Philip Bump at WP reports on a new WP/ABC poll:
[M]ore than 7 in 10, say they would get a free vaccine, with 43 percent saying they would definitely do so. Among Republicans, though, only 58 percent say they would probably or definitely get the vaccine — with a quarter saying they definitely wouldn’t.Amy Goldstein and Scott Clement at WP:
To some extent, that reflects existing skepticism about the importance of vaccinations. Gallup polling published in January shows that Democrats are 13 points more likely than Republicans to say that they think it’s extremely or very important that parents vaccinate their children. In 2001, the gap was only 4 points, and more than 90 percent of both Democrats and Republicans indicated that vaccinating children was important.
In the years since, there has been a concerted campaign aimed at undermining the utility of vaccines, often stemming from the erroneous belief that there’s a link between vaccines and autism. The result has been a subtle decline in confidence in vaccines, one which has been larger among Republicans than Democrats.

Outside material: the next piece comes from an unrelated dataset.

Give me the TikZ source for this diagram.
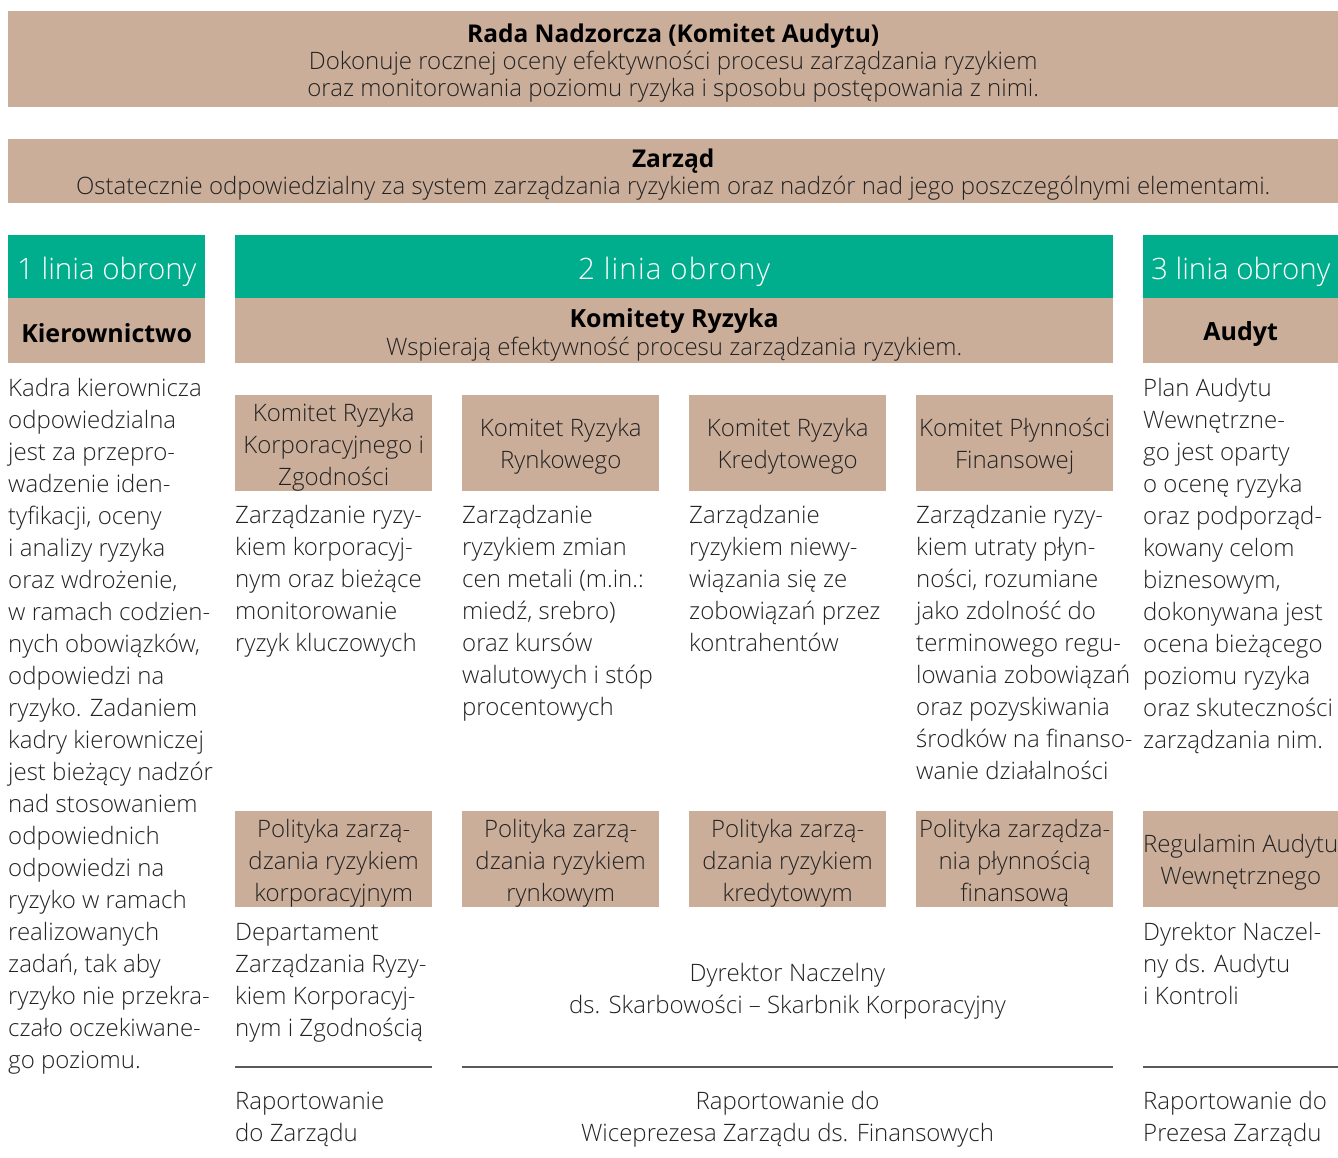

The poll finds that 15 percent say they will definitely not get vaccinated against the virus, even if one is free and available to everyone. Among Republicans, 24 percent hold this view. Of all those who say they definitely or probably will not get vaccinated, half say that is because they do not trust vaccines in general and nearly one-fourth say one is not necessary in this instance.Dr. Suneel Kamath at US News:
No vaccine has ever caused autism. Multiple studies conducted by the CDC and the Institute of Medicine since 2003 have definitively proven this. Many wrongly correlated the recent rise in autism rates with more vaccines. They wrongly assumed that kids developing autism within days or weeks of getting vaccines meant the vaccines caused their autism. Greater awareness of the signs and symptoms by parents and doctors led to better recognition of autism and, therefore, more diagnoses. Vaccines were falsely-convicted, innocent bystanders.